In case the lien upon real estate of any judgment for the recovery of money entered or recorded in the Superior Court of this State is lost or interrupted under the provisions of this chapter, and the judgment is thereafter revived by scire facias, the same, when so revived, shall be a lien upon the real estate of the defendant or defendants in the original judgment, or in case of judgment upon a mechanic’s lien, upon the real estate originally bound by such mechanic’s lien, from the time of such revival, but such lien shall not relate back, nor shall it in any manner affect any prior bona fide purchaser or mortgagee from or judgment creditor of such defendant or defendants or terre tenant or terre tenants.
§ 4715 Scire facias for extension of lien.
(a) In all cases where no agreement for the renewal and extension of the lien of judgments, as provided for in this subchapter, has been minuted and certified, the plaintiff or plaintiffs in such judgments or the assignee or assignees thereof or the person or persons to whose use such judgment has been or shall be marked, or his, her, or their executors or administrators, may cause a writ of scire facias to be issued against the defendant or defendants in such judgment and the terre tenant or terre tenants of the real estate bound by such lien or, in case of a judgment on a mechanic’s lien, the terre tenant or terre tenants, directed to the sheriff of the county in which such writ issues, commanding the sheriff to make known to the defendant or defendants therein that the defendant or defendants appear before the court and show cause, if any there be, why the lien of such judgment should not be renewed and continued and execution should not issue on such judgment. In all respects the practice, pleadings and procedure upon such scire facias shall conform as nearly as may be to the practice, pleadings and procedure on other writs of scire facias sued out of the courts upon judgments under existing law.
(b) If final judgment is rendered for the plaintiff or plaintiffs in such writ, it shall be that the lien of such original judgments stands renewed and continued for the term of 10 years next following the day of the entry of such judgment in the action of scire facias, and that the plaintiff or plaintiffs therein have execution thereon as in other cases during the term of 10 years.
§ 4716 Cases in which the 10 year limitation shall not apply.
(a) This subchapter shall not operate to defeat the due enforcement of any writ of execution under any judgment for the recovery of money entered or recorded in the Superior Court, by virtue of which real estate is seized or taken, if such writ of execution is issued before the expiration of the said term of 10 years. They shall not apply to any judgment upon a mortgage or mechanic’s lien.
(b) No general lien which would have remained in force for more than 10 years under this section as it existed prior to June 23, 1955, shall be lost by virtue of § 4711 of this title or subsection (a) of this section, if within 1 year from June 23, 1955, such lien shall be extended in accordance with this subchapter.
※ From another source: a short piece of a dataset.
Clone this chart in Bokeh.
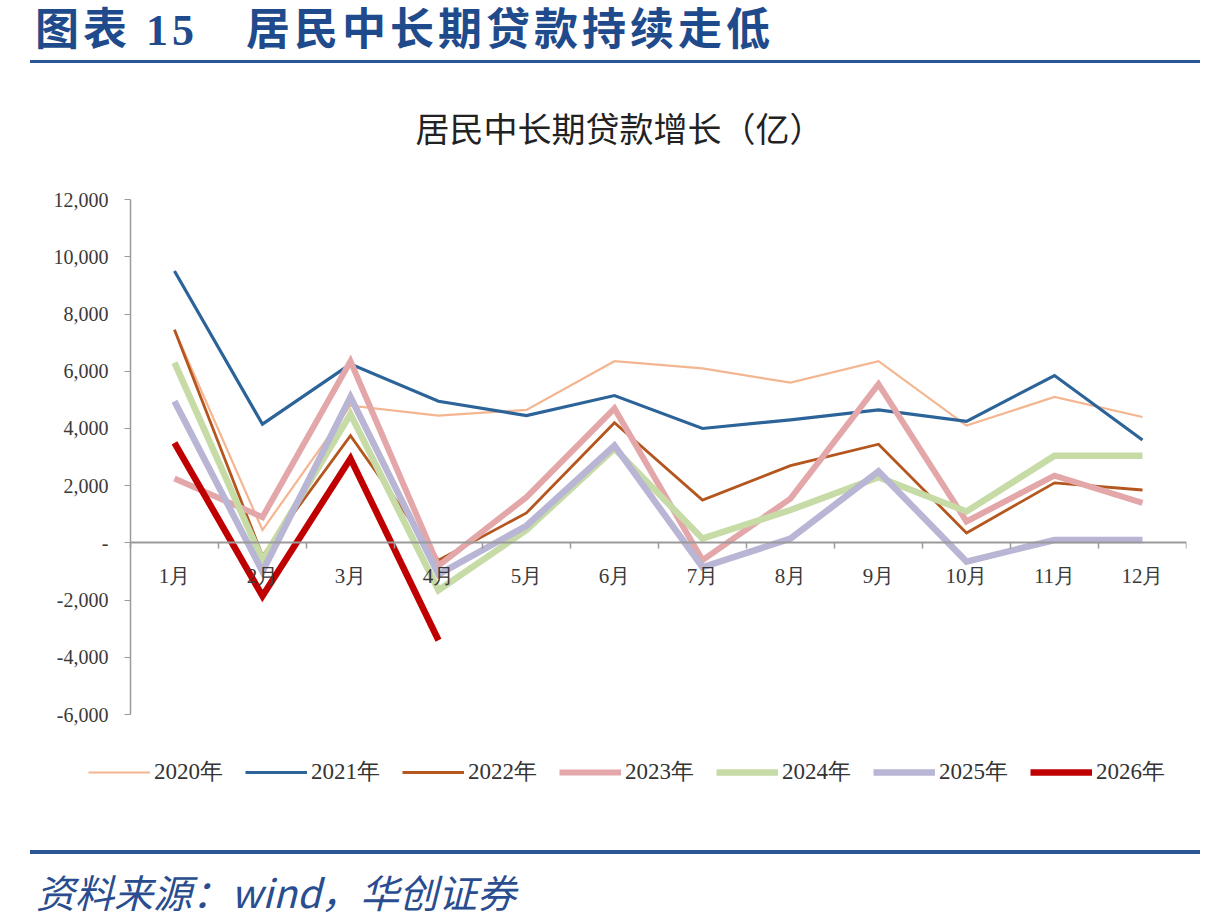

§ 4717 Judgments by confession.
A judgment, entered by the prothonotary of the Superior Court upon an obligation, without complaint filed, according to § 2306 of this title, shall have the same force and effect as if a complaint had been filed and judgment confessed by an attorney, or judgment obtained in open court.
Code 1852, § 2408; Code 1915, § 4303; Code 1935, § 4775; 10 Del. C. 1953, § 4717.;
§ 4718 Judgment on bond other than for payment of money.
No judgment entered by virtue of a warrant of attorney in the Superior Court, upon any bond or obligation with condition other than for the payment of money, shall be or operate as a lien upon real estate until the bond or obligation and warrant of attorney, or a copy thereof, certified under the hand of the prothonotary and the seal of the Court, is filed in the office of such prothonotary. The prothonotary, at all times thereafter, shall safely keep such bond or obligation and warrant of attorney, or certified copy thereof, in his or her office. The provisions of this section shall not apply to any official bond or obligation given by a public officer.